*RECORDED INFORMATION:*
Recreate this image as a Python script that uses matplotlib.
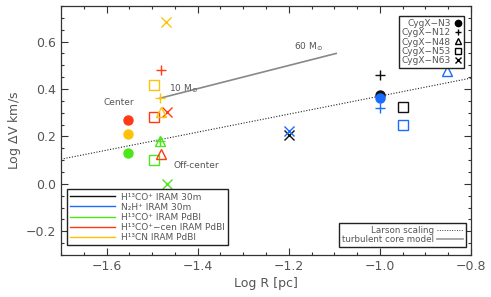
import matplotlib
matplotlib.use("Agg")
import matplotlib.pyplot as plt
import numpy as np
from matplotlib.lines import Line2D
from matplotlib.ticker import MultipleLocator

# --- data ---
sources = ["CygX-N3", "CygX-N12", "CygX-N48", "CygX-N53", "CygX-N63"]
source_markers = ["o", "+", "^", "s", "x"]

tracer_labels = ["H\u00b9\u00b3CO\u207a IRAM 30m", "N\u2082H\u207a IRAM 30m",
                 "H\u00b9\u00b3CO\u207a IRAM PdBI", "H\u00b9\u00b3CO\u207a\u2212cen IRAM PdBI",
                 "H\u00b9\u00b3CN IRAM PdBI"]
tracer_colors = ["#111111", "#1a6cff", "#4de61a", "#ff3a14", "#ffc20a"]

# per tracer: log R and log dV for N3, N12, N48, N53, N63 (None = not measured)
h13co_30m_R = [-1.0, -1.0, None, -0.95, -1.2]
h13co_30m_V = [0.375, 0.46, None, 0.325, 0.208]
n2h_30m_R = [-1.0, -1.0, -0.852, -0.95, -1.2]
n2h_30m_V = [0.36, 0.32, 0.475, 0.25, 0.225]
h13co_pdbi_R = [-1.553, -1.483, -1.483, -1.495, -1.468]
h13co_pdbi_V = [0.13, 0.18, 0.18, 0.102, 0.0]
h13co_cen_R = [-1.553, -1.48, -1.48, -1.495, -1.468]
h13co_cen_V = [0.27, 0.48, 0.128, 0.28, 0.302]
h13cn_pdbi_R = [-1.553, -1.483, -1.48, -1.495, -1.47]
h13cn_pdbi_V = [0.21, 0.361, 0.304, 0.415, 0.683]

tracer_R = [h13co_30m_R, n2h_30m_R, h13co_pdbi_R, h13co_cen_R, h13cn_pdbi_R]
tracer_V = [h13co_30m_V, n2h_30m_V, h13co_pdbi_V, h13co_cen_V, h13cn_pdbi_V]

# Larson scaling: log dV = a + b log R
larson_a, larson_b = 0.75, 0.38
# turbulent core model, 10 to 60 Msun
model_R = [-1.483, -1.096]
model_V = [0.361, 0.55]

TXT = "#555555"
plt.rcParams["font.family"] = "DejaVu Sans"

fig = plt.figure(figsize=(4.91, 2.97), dpi=100)
ax = fig.add_axes([0.1242, 0.1414, 0.8351, 0.8384])

xx = np.array([-1.70, -0.80])
ax.plot(xx, larson_a + larson_b * xx, ls=(0, (1, 1.5)), color="#222222", lw=0.8)
ax.plot(model_R, model_V, color="#888888", lw=1.2)

sizes = {"o": 6.5, "+": 7.5, "^": 7, "s": 6.5, "x": 7}
for R, V, col in zip(tracer_R, tracer_V, tracer_colors):
    for r, v, m in zip(R, V, source_markers):
        if r is None:
            continue
        if m == "o":
            ax.plot(r, v, m, ms=sizes[m], color=col, mec=col)
        elif m in ("+", "x"):
            ax.plot(r, v, m, ms=sizes[m], color=col, mew=1.0)
        else:
            ax.plot(r, v, m, ms=sizes[m], mfc="none", mec=col, mew=1.0)

ax.text(-1.573, 0.333, "Center", fontsize=6.5, color=TXT, ha="center")
ax.text(-1.403, 0.067, "Off-center", fontsize=6.5, color=TXT, ha="center")
ax.text(-1.462, 0.39, r"10 M$_{\odot}$", fontsize=6.5, color=TXT)
ax.text(-1.188, 0.565, r"60 M$_{\odot}$", fontsize=6.5, color=TXT)

ax.set_xlim(-1.70, -0.80)
ax.set_ylim(-0.30, 0.75)
ax.xaxis.set_major_locator(MultipleLocator(0.2))
ax.xaxis.set_minor_locator(MultipleLocator(0.05))
ax.yaxis.set_major_locator(MultipleLocator(0.2))
ax.yaxis.set_minor_locator(MultipleLocator(0.05))
ax.tick_params(which="both", direction="in", top=True, right=True,
               colors="#333333", labelcolor=TXT, labelsize=9, width=0.8)
ax.tick_params(which="major", length=5)
ax.tick_params(which="minor", length=2.5)
ax.xaxis.set_major_formatter(plt.FuncFormatter(lambda v, p: f"{v:.1f}".replace("-", "\u2212")))
ax.yaxis.set_major_formatter(plt.FuncFormatter(lambda v, p: f"{v:.1f}".replace("-", "\u2212")))
for s in ax.spines.values():
    s.set_linewidth(0.9)
    s.set_color("#333333")
ax.set_xlabel("Log R [pc]", fontsize=9, color=TXT, labelpad=3)
ax.set_ylabel(r"Log $\Delta$V km/s", fontsize=9, color=TXT, labelpad=2)

leg_kw = dict(fancybox=False, framealpha=1, edgecolor="#222222",
              borderpad=0.3, labelspacing=0.05, handletextpad=0.4, borderaxespad=0)

src_handles = []
for m in source_markers:
    if m in ("o", "+", "x"):
        src_handles.append(Line2D([], [], ls="none", marker=m, color="black", ms=4.5))
    else:
        src_handles.append(Line2D([], [], ls="none", marker=m, mfc="none", mec="black", ms=4.5))
src_labels = [s.replace("-", "\u2212") for s in sources]
leg1 = ax.legend(src_handles, src_labels, loc="upper right", bbox_to_anchor=(0.983, 0.96),
                 markerfirst=False, fontsize=6.5, handlelength=0.8, **leg_kw)
for t in leg1.get_texts():
    t.set_color(TXT)
ax.add_artist(leg1)

tr_handles = [Line2D([], [], color=c, lw=1.0) for c in tracer_colors]
kw2 = dict(leg_kw, labelspacing=0.12, borderpad=0.35, handletextpad=0.6)
leg2 = ax.legend(tr_handles, tracer_labels, loc="lower left", bbox_to_anchor=(0.0146, 0.04),
                 fontsize=6.5, handlelength=5.0, **kw2)
for t in leg2.get_texts():
    t.set_color(TXT)
ax.add_artist(leg2)

mod_handles = [Line2D([], [], ls=(0, (1, 1.5)), color="#444444", lw=0.7),
               Line2D([], [], color="#999999", lw=1.2)]
leg3 = ax.legend(mod_handles, ["Larson scaling", "turbulent core model"], loc="lower right",
                 bbox_to_anchor=(0.988, 0.032), markerfirst=False, fontsize=6.3,
                 handlelength=3.0, **leg_kw)
for t in leg3.get_texts():
    t.set_color(TXT)

fig.savefig("out.png", dpi=100)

*TO BE DONE:* Take every line from the data above that holds "matplotlib" and copy it out.

*THE RESULT:*
Recreate this image as a Python script that uses matplotlib.
import matplotlib
matplotlib.use("Agg")
import matplotlib.pyplot as plt
from matplotlib.lines import Line2D
from matplotlib.ticker import MultipleLocator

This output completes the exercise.